Recall the relationship of the hyperbolic trig functions to the standard trig functions. I have a series on trigonometry and a post which explains these definitions.
\[\begin{align}
&\sinh x = -i \sin (i x) &\qquad\qquad& \sech \ x = \sec (i x) \\[10pt]
&\cosh x = \cos (i x) &\qquad\qquad& \csch \ x = i \csc (i x) \\[10pt]
&\tanh x = -i \tan (i x) &\qquad\qquad& \coth x = i \cot (i x)
\end{align}\]
Hyperbolic Sine
\[\begin{align}
\frac{d}{dx} \sinh (x)
&= \frac{d}{dx} \left [ - i \sin (i x) \right ] \\[10pt]
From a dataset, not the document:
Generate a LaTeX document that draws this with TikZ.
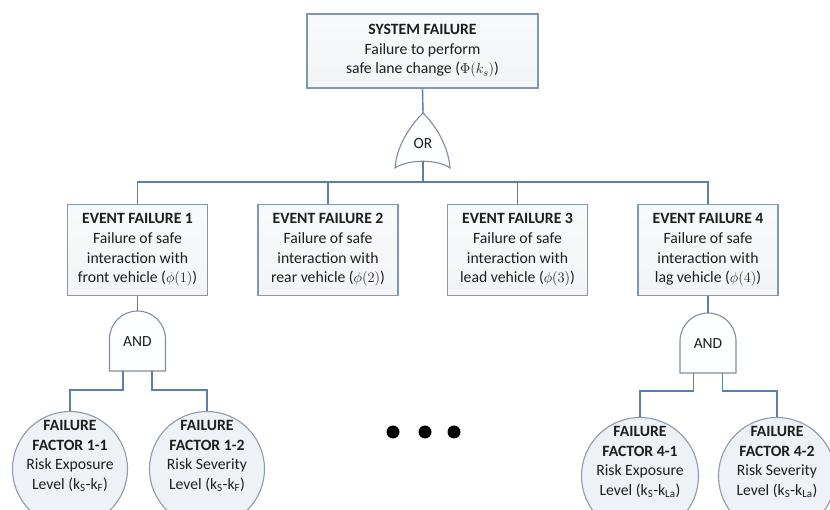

&= -i \cdot i \cos (i x) \\[10pt]
&= \cos (i x) \\[10pt]
&= \cosh(x)
\end{align}\]
Hyperbolic Cosine
\[\begin{align}
\frac{d}{dx} \cosh (x)
&= \frac{d}{dx} \left [ \cos (i x) \right ] \\[10pt]
&= - i \sin (i x) \\[10pt]
&= \sinh(x)
\end{align}\]
Hyperbolic Tangent
\[\begin{align}
\frac{d}{dx} \tanh (x)
&= \frac{d}{dx} \left [ - i \tan (i x) \right ] \\[10pt]
&= -i \cdot i \sec^2 (i x) \\[10pt]
&= \sec^2 (i x) \\[10pt]
&= \sech^2 (x)
\end{align}\]
Hyperbolic Secant
\[\begin{align}
\frac{d}{dx} \sech (x)
&= \frac{d}{dx} \left [ \sec (i x) \right ] \\[10pt]
&= i \tan (i x) \sec (i x) \\[10pt]
&= - \tanh(x) \sech(x)
\end{align}\]
Hyperbolic Cosecant
\[\begin{align}
\frac{d}{dx} \csch (x)
&= \frac{d}{dx} \left [ - i \csc (i x) \right ] \\[10pt]
&= -i \cdot i \cot (i x) \csc(i x) \\[10pt]
&= - i \cot (i x) \cdot i \csc(i x) \\[10pt]
&= - \coth(x) \csch(x)
\end{align}\]
Hyperbolic Cotangent
\[\begin{align}
\frac{d}{dx} \coth (x)
&= \frac{d}{dx} \left [ i \cot (i x) \right ] \\[10pt]
&= - i \cdot i \csc^2 (i x) \\[10pt]
&= - \csc^2 (i x) \\[10pt]
&= - \csch^2 (x)
\end{align}\]